Estamos acostumbrados a que el domingo de Ramos tenga el color de nuestras calles. Desde niños tenemos identificado el recorrido de la procesión del Señor de la Burrita o de la comunidad alzando sus palmos y olivos. 

Es el itinerario de las aclamaciones y cantos, de una cierta aglomeración de gente, de la curiosidad de los que pasan. En la primera Semana Santa de la historia muchos signos apuntaban a la fiesta: los palmos, los olivos, los mantos, el entusiasmo de los discípulos, bajando Betfagé. Todo era gozo y algarabía. Para todos, salvo para aquellos que nunca soportaron que los pequeños aclamaran a Jesús como Señor. Domingo de Ramos era sinónimo de fiesta.

Sin embargo, ese camino no siempre tuvo este tono alegre. Siglos antes, el rey David hizo el mismo recorrido en medio del miedo, del dolor, de la traición. Huía de su hijo Absalón, que se había rebelado contra él. En el segundo libro de Samuel leemos que «David subió la Cuesta de los Olivos; la subía llorando, la cabeza cubierta y los pies descalzos» (2 Sm 15,30). No estamos en una procesión; David está escapando. Su procesión «va por dentro». Apenas llega a la cima, le dan unos burros para que pueda ponerse a salvo.

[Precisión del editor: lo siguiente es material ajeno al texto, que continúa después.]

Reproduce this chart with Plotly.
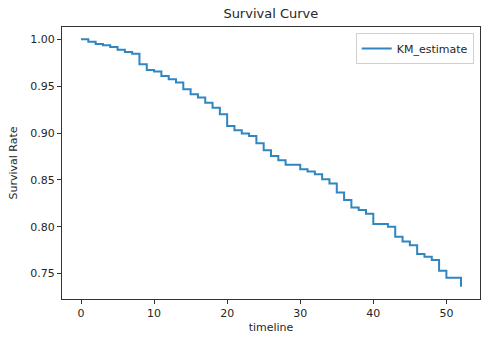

Cuando el domingo de Ramos Jesús decide hacer ese camino en sentido inverso, está diciéndole al pueblo no solo que él es el nuevo Rey que tienen que esperar. Está diciéndole que ha terminado el tiempo de la aflicción, que se ha abierto la era de la esperanza. No está haciendo una huida callada y clandestina, sino una procesión ruidosa y alegre porque llega el que «viene en el nombre del Señor».

Este año, estos dos recorridos compiten en la procesión que «llevamos por dentro». Está el camino del miedo y del dolor, porque no podemos ser ajenos a la situación que está viviendo gran parte de nuestro mundo. La procesión, que este año no podremos hacer por nuestras calles, nos encoge el corazón porque hay muchos signos que nos empujan a la tristeza y al desánimo, como a David.

Pero también compite en nuestro interior la procesión de la esperanza. No se vestirá de cantos y de aclamaciones, como otros años, pero sí tiene fuerza para teñir de espera serena el corazón de la comunidad cristiana.

Somos invitados, también este año, a acoger a un rey distinto: a un Señor humilde; a un siervo, que se arrodilla a los pies de sus discípulos; a un nazareno, cargado con el madero de la cruz; a un grano de trigo, que se siembra en tierra y muere para dar fruto. La procesión de la esperanza no depende de la bondad de las circunstancias. No son buenas para nosotros ahora y no lo fueron para Jesús entonces.

La esperanza nace de aquel con quien recorremos el camino. Es él quien nos hace desandar la huida del miedo y nos permite mantenernos enteros en medio del dolor.

Este año, como nunca, nuestra Semana Santa se parece a la que vivió Jesús. También en su interior pugnaban dos procesiones: la del dolor y la de la esperanza.

Que, al acercarnos a estos días Santos, todos, como comunidad cristiana, podamos gritar con el convencimiento del corazón: Hosanna al Hijo de David; Bendito el que viene en el nombre del Señor; bendita la humanidad porque también hoy el nazareno, ya resucitado, hace con nosotros el camino de la vida.